* Directions
All records should be reproduced verbatim.

Source code of charts:
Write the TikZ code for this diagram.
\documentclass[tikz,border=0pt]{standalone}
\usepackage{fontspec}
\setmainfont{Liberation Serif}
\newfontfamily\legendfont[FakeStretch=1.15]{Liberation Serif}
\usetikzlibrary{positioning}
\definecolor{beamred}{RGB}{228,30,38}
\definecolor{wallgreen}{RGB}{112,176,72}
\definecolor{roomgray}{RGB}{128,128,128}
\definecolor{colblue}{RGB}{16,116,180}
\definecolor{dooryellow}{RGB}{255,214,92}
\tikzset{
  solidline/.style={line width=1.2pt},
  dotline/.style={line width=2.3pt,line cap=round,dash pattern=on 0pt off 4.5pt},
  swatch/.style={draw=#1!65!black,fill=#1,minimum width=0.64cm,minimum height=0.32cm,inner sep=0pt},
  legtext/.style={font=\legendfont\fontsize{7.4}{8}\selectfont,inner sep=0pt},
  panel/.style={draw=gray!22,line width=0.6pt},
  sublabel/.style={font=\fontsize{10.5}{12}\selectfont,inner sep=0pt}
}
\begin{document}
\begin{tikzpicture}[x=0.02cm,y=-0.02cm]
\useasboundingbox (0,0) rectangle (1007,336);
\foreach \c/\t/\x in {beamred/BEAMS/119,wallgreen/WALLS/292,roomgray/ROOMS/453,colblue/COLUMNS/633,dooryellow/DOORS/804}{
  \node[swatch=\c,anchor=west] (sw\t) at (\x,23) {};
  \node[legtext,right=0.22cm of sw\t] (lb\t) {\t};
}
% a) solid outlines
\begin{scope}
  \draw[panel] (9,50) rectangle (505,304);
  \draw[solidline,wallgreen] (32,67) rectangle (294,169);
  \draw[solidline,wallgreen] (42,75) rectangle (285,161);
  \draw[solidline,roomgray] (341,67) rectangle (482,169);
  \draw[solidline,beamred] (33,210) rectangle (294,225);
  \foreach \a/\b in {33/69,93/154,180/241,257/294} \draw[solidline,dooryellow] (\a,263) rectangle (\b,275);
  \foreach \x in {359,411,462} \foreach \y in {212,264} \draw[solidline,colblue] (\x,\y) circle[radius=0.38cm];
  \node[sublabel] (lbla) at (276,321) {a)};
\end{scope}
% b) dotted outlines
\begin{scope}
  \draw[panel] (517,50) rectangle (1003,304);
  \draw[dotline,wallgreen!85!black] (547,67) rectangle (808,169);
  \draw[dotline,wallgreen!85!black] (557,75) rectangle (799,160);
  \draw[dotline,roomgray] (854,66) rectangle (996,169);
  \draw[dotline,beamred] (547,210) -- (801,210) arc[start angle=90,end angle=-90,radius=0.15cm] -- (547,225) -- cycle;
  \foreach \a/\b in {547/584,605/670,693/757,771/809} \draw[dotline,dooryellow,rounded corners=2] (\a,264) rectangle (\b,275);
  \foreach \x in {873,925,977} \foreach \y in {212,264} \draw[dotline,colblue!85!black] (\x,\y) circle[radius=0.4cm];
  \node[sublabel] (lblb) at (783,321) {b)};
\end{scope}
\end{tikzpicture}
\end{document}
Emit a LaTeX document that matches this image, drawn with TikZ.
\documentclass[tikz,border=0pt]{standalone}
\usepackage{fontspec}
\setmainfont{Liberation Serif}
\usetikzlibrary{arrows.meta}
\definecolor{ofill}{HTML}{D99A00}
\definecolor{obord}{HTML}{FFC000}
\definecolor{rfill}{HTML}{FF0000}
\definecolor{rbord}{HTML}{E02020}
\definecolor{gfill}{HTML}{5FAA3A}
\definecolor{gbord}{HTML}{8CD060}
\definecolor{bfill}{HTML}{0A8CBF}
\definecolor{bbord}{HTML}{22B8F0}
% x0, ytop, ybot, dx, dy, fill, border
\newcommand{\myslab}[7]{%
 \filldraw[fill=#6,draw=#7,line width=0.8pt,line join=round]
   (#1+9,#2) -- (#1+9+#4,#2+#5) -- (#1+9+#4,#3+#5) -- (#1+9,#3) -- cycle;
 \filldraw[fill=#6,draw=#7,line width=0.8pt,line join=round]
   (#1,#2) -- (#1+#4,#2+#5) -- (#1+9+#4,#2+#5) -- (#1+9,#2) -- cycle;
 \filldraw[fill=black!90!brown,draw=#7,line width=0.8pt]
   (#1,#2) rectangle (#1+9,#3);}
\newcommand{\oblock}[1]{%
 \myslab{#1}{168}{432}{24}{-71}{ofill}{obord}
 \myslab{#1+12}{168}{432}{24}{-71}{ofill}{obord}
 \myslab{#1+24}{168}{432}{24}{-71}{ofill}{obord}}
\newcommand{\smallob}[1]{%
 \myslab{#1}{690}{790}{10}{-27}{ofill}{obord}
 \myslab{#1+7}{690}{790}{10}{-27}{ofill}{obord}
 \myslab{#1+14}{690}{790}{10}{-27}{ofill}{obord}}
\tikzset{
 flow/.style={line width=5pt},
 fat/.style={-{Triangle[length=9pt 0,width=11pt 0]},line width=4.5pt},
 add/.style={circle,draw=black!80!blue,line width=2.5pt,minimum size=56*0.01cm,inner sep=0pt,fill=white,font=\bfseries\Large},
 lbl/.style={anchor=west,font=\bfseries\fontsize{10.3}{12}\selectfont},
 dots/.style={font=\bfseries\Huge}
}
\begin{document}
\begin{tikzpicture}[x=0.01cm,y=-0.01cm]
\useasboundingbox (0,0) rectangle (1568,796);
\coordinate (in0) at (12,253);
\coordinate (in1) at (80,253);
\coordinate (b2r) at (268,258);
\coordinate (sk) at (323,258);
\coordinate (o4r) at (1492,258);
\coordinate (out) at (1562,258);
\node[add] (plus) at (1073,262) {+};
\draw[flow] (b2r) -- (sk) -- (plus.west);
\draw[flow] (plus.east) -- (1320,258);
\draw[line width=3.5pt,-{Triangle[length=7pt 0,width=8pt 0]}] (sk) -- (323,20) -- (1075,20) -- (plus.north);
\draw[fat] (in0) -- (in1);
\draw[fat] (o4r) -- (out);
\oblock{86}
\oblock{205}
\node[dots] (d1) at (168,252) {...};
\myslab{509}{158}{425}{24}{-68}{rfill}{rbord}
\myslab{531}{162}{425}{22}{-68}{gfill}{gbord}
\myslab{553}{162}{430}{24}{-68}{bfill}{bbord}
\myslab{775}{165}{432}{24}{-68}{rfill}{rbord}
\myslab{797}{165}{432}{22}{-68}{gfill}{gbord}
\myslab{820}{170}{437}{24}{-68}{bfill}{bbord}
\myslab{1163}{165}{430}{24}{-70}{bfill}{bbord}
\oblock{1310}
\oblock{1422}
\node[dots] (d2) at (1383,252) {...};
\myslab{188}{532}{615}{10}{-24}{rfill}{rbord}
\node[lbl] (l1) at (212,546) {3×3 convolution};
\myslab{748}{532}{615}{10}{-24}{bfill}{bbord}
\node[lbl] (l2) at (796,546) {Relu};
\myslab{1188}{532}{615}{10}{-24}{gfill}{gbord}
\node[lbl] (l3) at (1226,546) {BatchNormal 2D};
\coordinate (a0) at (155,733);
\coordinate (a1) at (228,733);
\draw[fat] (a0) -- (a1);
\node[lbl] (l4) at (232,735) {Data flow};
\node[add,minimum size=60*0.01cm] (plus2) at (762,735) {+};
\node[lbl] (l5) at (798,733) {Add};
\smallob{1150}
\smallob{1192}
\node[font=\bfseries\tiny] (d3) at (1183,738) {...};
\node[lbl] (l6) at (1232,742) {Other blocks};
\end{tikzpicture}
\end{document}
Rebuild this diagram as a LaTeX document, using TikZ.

* Response to the exercise
Write the TikZ code for this diagram.
\documentclass[tikz,border=0pt]{standalone}
\usepackage{fontspec}
\setmainfont{Liberation Serif}
\newfontfamily\legendfont[FakeStretch=1.15]{Liberation Serif}
\usetikzlibrary{positioning}
\definecolor{beamred}{RGB}{228,30,38}
\definecolor{wallgreen}{RGB}{112,176,72}
\definecolor{roomgray}{RGB}{128,128,128}
\definecolor{colblue}{RGB}{16,116,180}
\definecolor{dooryellow}{RGB}{255,214,92}
\tikzset{
  solidline/.style={line width=1.2pt},
  dotline/.style={line width=2.3pt,line cap=round,dash pattern=on 0pt off 4.5pt},
  swatch/.style={draw=#1!65!black,fill=#1,minimum width=0.64cm,minimum height=0.32cm,inner sep=0pt},
  legtext/.style={font=\legendfont\fontsize{7.4}{8}\selectfont,inner sep=0pt},
  panel/.style={draw=gray!22,line width=0.6pt},
  sublabel/.style={font=\fontsize{10.5}{12}\selectfont,inner sep=0pt}
}
\begin{document}
\begin{tikzpicture}[x=0.02cm,y=-0.02cm]
\useasboundingbox (0,0) rectangle (1007,336);
\foreach \c/\t/\x in {beamred/BEAMS/119,wallgreen/WALLS/292,roomgray/ROOMS/453,colblue/COLUMNS/633,dooryellow/DOORS/804}{
  \node[swatch=\c,anchor=west] (sw\t) at (\x,23) {};
  \node[legtext,right=0.22cm of sw\t] (lb\t) {\t};
}
% a) solid outlines
\begin{scope}
  \draw[panel] (9,50) rectangle (505,304);
  \draw[solidline,wallgreen] (32,67) rectangle (294,169);
  \draw[solidline,wallgreen] (42,75) rectangle (285,161);
  \draw[solidline,roomgray] (341,67) rectangle (482,169);
  \draw[solidline,beamred] (33,210) rectangle (294,225);
  \foreach \a/\b in {33/69,93/154,180/241,257/294} \draw[solidline,dooryellow] (\a,263) rectangle (\b,275);
  \foreach \x in {359,411,462} \foreach \y in {212,264} \draw[solidline,colblue] (\x,\y) circle[radius=0.38cm];
  \node[sublabel] (lbla) at (276,321) {a)};
\end{scope}
% b) dotted outlines
\begin{scope}
  \draw[panel] (517,50) rectangle (1003,304);
  \draw[dotline,wallgreen!85!black] (547,67) rectangle (808,169);
  \draw[dotline,wallgreen!85!black] (557,75) rectangle (799,160);
  \draw[dotline,roomgray] (854,66) rectangle (996,169);
  \draw[dotline,beamred] (547,210) -- (801,210) arc[start angle=90,end angle=-90,radius=0.15cm] -- (547,225) -- cycle;
  \foreach \a/\b in {547/584,605/670,693/757,771/809} \draw[dotline,dooryellow,rounded corners=2] (\a,264) rectangle (\b,275);
  \foreach \x in {873,925,977} \foreach \y in {212,264} \draw[dotline,colblue!85!black] (\x,\y) circle[radius=0.4cm];
  \node[sublabel] (lblb) at (783,321) {b)};
\end{scope}
\end{tikzpicture}
\end{document}
Emit a LaTeX document that matches this image, drawn with TikZ.
\documentclass[tikz,border=0pt]{standalone}
\usepackage{fontspec}
\setmainfont{Liberation Serif}
\usetikzlibrary{arrows.meta}
\definecolor{ofill}{HTML}{D99A00}
\definecolor{obord}{HTML}{FFC000}
\definecolor{rfill}{HTML}{FF0000}
\definecolor{rbord}{HTML}{E02020}
\definecolor{gfill}{HTML}{5FAA3A}
\definecolor{gbord}{HTML}{8CD060}
\definecolor{bfill}{HTML}{0A8CBF}
\definecolor{bbord}{HTML}{22B8F0}
% x0, ytop, ybot, dx, dy, fill, border
\newcommand{\myslab}[7]{%
 \filldraw[fill=#6,draw=#7,line width=0.8pt,line join=round]
   (#1+9,#2) -- (#1+9+#4,#2+#5) -- (#1+9+#4,#3+#5) -- (#1+9,#3) -- cycle;
 \filldraw[fill=#6,draw=#7,line width=0.8pt,line join=round]
   (#1,#2) -- (#1+#4,#2+#5) -- (#1+9+#4,#2+#5) -- (#1+9,#2) -- cycle;
 \filldraw[fill=black!90!brown,draw=#7,line width=0.8pt]
   (#1,#2) rectangle (#1+9,#3);}
\newcommand{\oblock}[1]{%
 \myslab{#1}{168}{432}{24}{-71}{ofill}{obord}
 \myslab{#1+12}{168}{432}{24}{-71}{ofill}{obord}
 \myslab{#1+24}{168}{432}{24}{-71}{ofill}{obord}}
\newcommand{\smallob}[1]{%
 \myslab{#1}{690}{790}{10}{-27}{ofill}{obord}
 \myslab{#1+7}{690}{790}{10}{-27}{ofill}{obord}
 \myslab{#1+14}{690}{790}{10}{-27}{ofill}{obord}}
\tikzset{
 flow/.style={line width=5pt},
 fat/.style={-{Triangle[length=9pt 0,width=11pt 0]},line width=4.5pt},
 add/.style={circle,draw=black!80!blue,line width=2.5pt,minimum size=56*0.01cm,inner sep=0pt,fill=white,font=\bfseries\Large},
 lbl/.style={anchor=west,font=\bfseries\fontsize{10.3}{12}\selectfont},
 dots/.style={font=\bfseries\Huge}
}
\begin{document}
\begin{tikzpicture}[x=0.01cm,y=-0.01cm]
\useasboundingbox (0,0) rectangle (1568,796);
\coordinate (in0) at (12,253);
\coordinate (in1) at (80,253);
\coordinate (b2r) at (268,258);
\coordinate (sk) at (323,258);
\coordinate (o4r) at (1492,258);
\coordinate (out) at (1562,258);
\node[add] (plus) at (1073,262) {+};
\draw[flow] (b2r) -- (sk) -- (plus.west);
\draw[flow] (plus.east) -- (1320,258);
\draw[line width=3.5pt,-{Triangle[length=7pt 0,width=8pt 0]}] (sk) -- (323,20) -- (1075,20) -- (plus.north);
\draw[fat] (in0) -- (in1);
\draw[fat] (o4r) -- (out);
\oblock{86}
\oblock{205}
\node[dots] (d1) at (168,252) {...};
\myslab{509}{158}{425}{24}{-68}{rfill}{rbord}
\myslab{531}{162}{425}{22}{-68}{gfill}{gbord}
\myslab{553}{162}{430}{24}{-68}{bfill}{bbord}
\myslab{775}{165}{432}{24}{-68}{rfill}{rbord}
\myslab{797}{165}{432}{22}{-68}{gfill}{gbord}
\myslab{820}{170}{437}{24}{-68}{bfill}{bbord}
\myslab{1163}{165}{430}{24}{-70}{bfill}{bbord}
\oblock{1310}
\oblock{1422}
\node[dots] (d2) at (1383,252) {...};
\myslab{188}{532}{615}{10}{-24}{rfill}{rbord}
\node[lbl] (l1) at (212,546) {3×3 convolution};
\myslab{748}{532}{615}{10}{-24}{bfill}{bbord}
\node[lbl] (l2) at (796,546) {Relu};
\myslab{1188}{532}{615}{10}{-24}{gfill}{gbord}
\node[lbl] (l3) at (1226,546) {BatchNormal 2D};
\coordinate (a0) at (155,733);
\coordinate (a1) at (228,733);
\draw[fat] (a0) -- (a1);
\node[lbl] (l4) at (232,735) {Data flow};
\node[add,minimum size=60*0.01cm] (plus2) at (762,735) {+};
\node[lbl] (l5) at (798,733) {Add};
\smallob{1150}
\smallob{1192}
\node[font=\bfseries\tiny] (d3) at (1183,738) {...};
\node[lbl] (l6) at (1232,742) {Other blocks};
\end{tikzpicture}
\end{document}
Rebuild this diagram as a LaTeX document, using TikZ.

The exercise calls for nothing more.